INSTRUCTION
Each line containing the word "chart" should be found and copied.
--- start DATA SEGMENT ---
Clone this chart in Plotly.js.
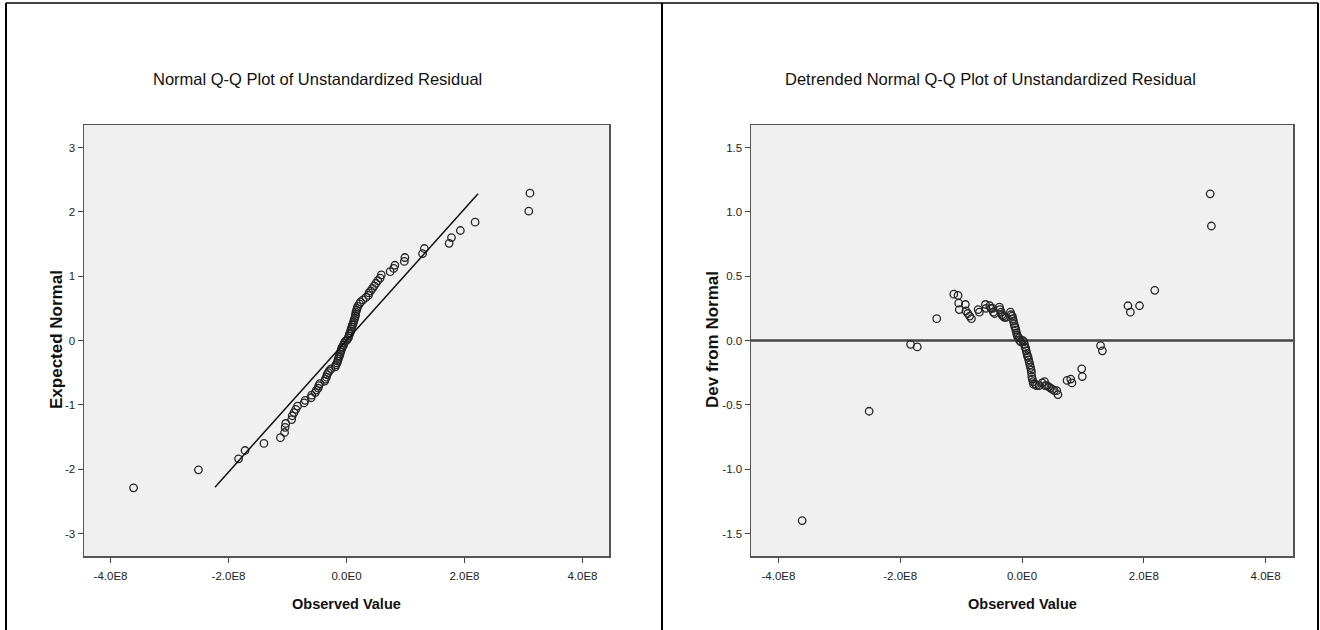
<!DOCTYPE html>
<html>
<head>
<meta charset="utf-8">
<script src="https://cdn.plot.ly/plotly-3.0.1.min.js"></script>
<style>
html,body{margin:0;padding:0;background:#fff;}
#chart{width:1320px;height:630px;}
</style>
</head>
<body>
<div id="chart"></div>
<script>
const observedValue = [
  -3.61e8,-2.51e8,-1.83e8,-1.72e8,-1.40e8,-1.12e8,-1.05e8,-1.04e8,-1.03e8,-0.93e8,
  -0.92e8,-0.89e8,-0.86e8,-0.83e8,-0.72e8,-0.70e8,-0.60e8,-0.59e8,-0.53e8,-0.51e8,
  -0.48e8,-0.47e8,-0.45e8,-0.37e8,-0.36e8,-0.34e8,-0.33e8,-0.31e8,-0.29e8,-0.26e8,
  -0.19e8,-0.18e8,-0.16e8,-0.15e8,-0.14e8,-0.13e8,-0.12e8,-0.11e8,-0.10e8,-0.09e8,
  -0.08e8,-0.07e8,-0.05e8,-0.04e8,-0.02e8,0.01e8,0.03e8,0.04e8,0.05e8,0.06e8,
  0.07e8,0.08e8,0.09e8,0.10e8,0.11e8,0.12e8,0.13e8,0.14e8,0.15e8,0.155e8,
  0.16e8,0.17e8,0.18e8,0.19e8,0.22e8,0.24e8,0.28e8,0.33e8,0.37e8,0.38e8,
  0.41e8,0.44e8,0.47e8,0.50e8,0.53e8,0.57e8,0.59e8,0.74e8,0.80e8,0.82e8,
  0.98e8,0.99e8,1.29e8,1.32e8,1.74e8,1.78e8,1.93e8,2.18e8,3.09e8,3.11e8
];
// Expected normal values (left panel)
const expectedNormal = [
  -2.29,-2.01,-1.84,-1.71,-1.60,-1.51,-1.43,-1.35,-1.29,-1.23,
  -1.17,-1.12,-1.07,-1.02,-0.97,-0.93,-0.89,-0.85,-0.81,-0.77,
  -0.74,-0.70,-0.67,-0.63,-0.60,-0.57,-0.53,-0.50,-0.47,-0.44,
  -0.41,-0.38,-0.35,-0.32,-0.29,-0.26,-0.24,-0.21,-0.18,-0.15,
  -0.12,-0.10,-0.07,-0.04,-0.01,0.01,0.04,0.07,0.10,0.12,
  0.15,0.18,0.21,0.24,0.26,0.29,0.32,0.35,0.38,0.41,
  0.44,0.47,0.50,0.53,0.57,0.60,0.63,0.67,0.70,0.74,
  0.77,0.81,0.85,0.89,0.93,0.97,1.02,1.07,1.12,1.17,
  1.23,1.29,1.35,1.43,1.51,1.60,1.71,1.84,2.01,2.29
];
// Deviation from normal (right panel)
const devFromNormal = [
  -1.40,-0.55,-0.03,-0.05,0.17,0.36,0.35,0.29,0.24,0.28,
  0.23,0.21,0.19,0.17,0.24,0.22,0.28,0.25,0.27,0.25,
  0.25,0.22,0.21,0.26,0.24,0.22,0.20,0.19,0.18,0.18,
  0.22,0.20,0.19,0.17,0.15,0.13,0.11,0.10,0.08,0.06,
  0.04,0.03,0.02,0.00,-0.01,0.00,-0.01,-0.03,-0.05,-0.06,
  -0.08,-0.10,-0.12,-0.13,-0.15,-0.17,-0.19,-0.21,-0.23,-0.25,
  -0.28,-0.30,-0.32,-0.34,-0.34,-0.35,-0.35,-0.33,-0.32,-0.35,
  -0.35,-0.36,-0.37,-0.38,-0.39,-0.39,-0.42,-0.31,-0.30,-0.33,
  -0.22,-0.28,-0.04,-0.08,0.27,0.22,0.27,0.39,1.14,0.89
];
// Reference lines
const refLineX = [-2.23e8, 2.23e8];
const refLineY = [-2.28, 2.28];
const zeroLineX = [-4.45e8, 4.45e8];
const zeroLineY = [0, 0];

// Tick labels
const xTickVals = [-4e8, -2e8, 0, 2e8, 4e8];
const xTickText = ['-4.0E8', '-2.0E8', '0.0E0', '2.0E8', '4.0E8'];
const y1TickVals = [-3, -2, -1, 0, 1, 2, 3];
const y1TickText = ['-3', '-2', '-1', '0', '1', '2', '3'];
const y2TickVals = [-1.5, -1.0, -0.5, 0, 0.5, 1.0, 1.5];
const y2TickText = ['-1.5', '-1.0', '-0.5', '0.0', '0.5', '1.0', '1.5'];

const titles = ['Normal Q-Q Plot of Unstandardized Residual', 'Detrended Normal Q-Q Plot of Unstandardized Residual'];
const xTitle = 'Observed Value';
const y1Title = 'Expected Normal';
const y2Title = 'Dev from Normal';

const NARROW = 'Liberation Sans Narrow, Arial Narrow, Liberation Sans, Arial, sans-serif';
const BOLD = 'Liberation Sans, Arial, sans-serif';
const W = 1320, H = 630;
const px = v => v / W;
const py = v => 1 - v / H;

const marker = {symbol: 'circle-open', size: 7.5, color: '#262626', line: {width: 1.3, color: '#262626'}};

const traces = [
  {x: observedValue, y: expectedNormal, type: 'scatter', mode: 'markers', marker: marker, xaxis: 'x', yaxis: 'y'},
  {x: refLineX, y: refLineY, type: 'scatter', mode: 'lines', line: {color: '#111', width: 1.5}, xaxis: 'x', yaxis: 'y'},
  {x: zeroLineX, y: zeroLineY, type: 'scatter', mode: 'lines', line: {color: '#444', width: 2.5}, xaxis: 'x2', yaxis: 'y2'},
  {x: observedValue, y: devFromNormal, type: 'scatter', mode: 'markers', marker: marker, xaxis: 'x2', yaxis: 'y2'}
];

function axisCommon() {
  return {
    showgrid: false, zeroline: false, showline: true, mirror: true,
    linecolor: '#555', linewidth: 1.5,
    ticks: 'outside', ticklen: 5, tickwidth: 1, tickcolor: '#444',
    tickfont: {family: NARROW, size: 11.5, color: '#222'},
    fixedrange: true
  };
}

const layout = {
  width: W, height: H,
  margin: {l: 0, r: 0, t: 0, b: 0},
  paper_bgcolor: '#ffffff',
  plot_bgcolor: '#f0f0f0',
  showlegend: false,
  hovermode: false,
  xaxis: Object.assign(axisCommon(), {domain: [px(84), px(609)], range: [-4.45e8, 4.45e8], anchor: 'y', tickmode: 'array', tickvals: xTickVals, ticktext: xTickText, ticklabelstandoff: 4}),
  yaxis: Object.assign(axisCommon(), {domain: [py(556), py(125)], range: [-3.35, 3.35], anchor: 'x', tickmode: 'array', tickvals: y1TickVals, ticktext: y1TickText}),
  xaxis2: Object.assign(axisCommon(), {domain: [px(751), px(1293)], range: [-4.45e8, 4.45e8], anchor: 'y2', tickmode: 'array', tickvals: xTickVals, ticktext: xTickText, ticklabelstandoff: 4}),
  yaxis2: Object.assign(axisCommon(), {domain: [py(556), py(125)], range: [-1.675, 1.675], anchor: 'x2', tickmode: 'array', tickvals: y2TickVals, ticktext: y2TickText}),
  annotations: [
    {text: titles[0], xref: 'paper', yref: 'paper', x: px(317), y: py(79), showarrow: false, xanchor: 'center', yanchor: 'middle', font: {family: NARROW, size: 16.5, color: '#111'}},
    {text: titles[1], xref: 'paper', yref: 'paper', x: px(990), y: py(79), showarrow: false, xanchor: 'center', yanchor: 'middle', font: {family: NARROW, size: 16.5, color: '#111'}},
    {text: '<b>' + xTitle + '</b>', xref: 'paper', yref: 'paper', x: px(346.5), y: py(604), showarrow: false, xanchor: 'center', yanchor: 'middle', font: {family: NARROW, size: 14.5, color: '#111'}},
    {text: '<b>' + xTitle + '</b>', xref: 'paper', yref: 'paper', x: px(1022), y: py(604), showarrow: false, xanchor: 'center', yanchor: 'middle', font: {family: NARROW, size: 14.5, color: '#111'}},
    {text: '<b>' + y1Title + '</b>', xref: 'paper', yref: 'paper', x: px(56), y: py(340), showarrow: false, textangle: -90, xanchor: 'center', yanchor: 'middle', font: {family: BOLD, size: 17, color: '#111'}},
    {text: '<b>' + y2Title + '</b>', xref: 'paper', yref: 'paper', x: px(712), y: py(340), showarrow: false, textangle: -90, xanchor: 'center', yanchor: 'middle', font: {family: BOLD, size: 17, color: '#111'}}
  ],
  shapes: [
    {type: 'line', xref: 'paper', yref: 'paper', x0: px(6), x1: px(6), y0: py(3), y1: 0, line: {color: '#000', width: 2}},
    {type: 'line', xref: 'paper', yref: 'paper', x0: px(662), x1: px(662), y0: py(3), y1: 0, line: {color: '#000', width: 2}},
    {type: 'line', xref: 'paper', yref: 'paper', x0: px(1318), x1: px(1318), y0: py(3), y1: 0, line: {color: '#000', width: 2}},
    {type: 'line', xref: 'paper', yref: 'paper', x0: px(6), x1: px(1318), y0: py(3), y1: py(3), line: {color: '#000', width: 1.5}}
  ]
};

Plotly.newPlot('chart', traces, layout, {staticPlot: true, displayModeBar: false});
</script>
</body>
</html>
--- end DATA SEGMENT ---
EXPECTED ANSWER
Clone this chart in Plotly.js.
#chart{width:1320px;height:630px;}
<div id="chart"></div>
Plotly.newPlot('chart', traces, layout, {staticPlot: true, displayModeBar: false});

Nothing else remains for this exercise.